Adam Ingram, Children’s Minister welcomed the report and talked of the importance of ‘love, play and bedtime stories’. That’s refreshing language to hear a politician talk, but it does underline the diminishing of the vocabulary of much of public life.

This brings me to my reservations about some of the language used in the report – talking of ‘driving change’ and ‘delivering a common sense consensus’. This is the management speak of modern politics which has sucked the life force and passion out of democracy.

Deacon is rightly impatient about how we do policy, but then seems to invoke institutional thinking talking of ‘reducing and rationalising the policy landscape’ and ‘a devolution dependency culture’. It is not ‘rationalising the policy landscape’ which needs to most happen – although we do need a household decluttering – but even more fundamentally how we do policy and nurture ideas and change.

The phrase ‘devolution dependency culture’ puts the responsibility for the state of Scotland on those outside formal politics. All these interest groups and bodies want and expect change to be delivered by the Parliament and politicians.

What this doesn’t reflect is the continuous cycle of all this. The devolution era politicians saw politics and change as about them and putting themselves centrestage, not acknowledging that there were other ways of imagining change. There is in truth an entitlement culture on both sides of the equation which needs to be challenged.

We do need to reflect on the wider world this report is launched into. On the same day Celtic and Rangers thugs – some of them extremely well-paid – showed what little insight they have into their pathetic self-destructive behaviour. Large parts of Scotland – the media, politicians, business – collude in this ghastly, depressing world.

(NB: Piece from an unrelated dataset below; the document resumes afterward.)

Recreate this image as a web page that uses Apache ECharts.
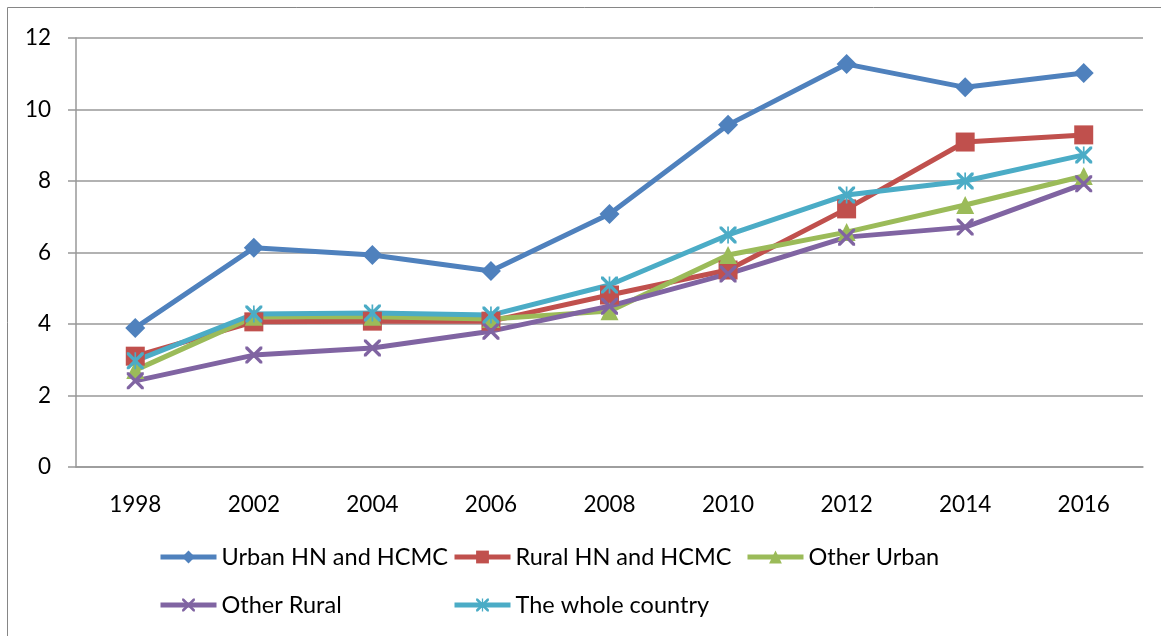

This brings us back to a subject Deacon talks about: namely the role of men in bringing up children. What do we do to encourage men to dare to love, care, empathise and connect more, and be different? And how do we challenge the neanderthals in parts of our society?

We have to develop a learning culture which allows people to try, fail and succeed in public life – to allow us to support children and families better.

Deacon has in this report started a national debate which is long overdue and she has

helpfully shown that many of the things we currently do are barely adequate. This is a help, an opening and a start, but it does feel a little late in the day – given the decade of the devolution public spending bonanza.

We have begun to challenge the comforting stories we have all grown up with which told us that Scotland was this land of inclusiveness, warmth and welcoming – and which has turned out for too many of our citizens to be a land of make believe.

Where the Deacon report succeeds is in mapping the inadequacies of existing practice and making specific recommendations. Where it is most lacking in is the big picture and proposing a ‘common sense consensus’ as the solution. Isn’t that exactly what we have had in Scotland for as long as we can remember, and a huge part of the problem?

We need to change the conversation and philosophy of modern Scotland. Large parts of the civil service and institutional life don’t understand that they are part of the problem and a roadblock to change. That requires supporting things beyond this report: experimentation, nurturing independent spaces and voices, and engaging in deliberative discussion and dialogue. The devolution decade hasn’t aided any of this.

When we talk about change we need to change institutional Scotland, its practices and values. Instead when they talk of wider change they are talking the language of ‘electing a new people’; we need to challenge that basic conceit and arrogance.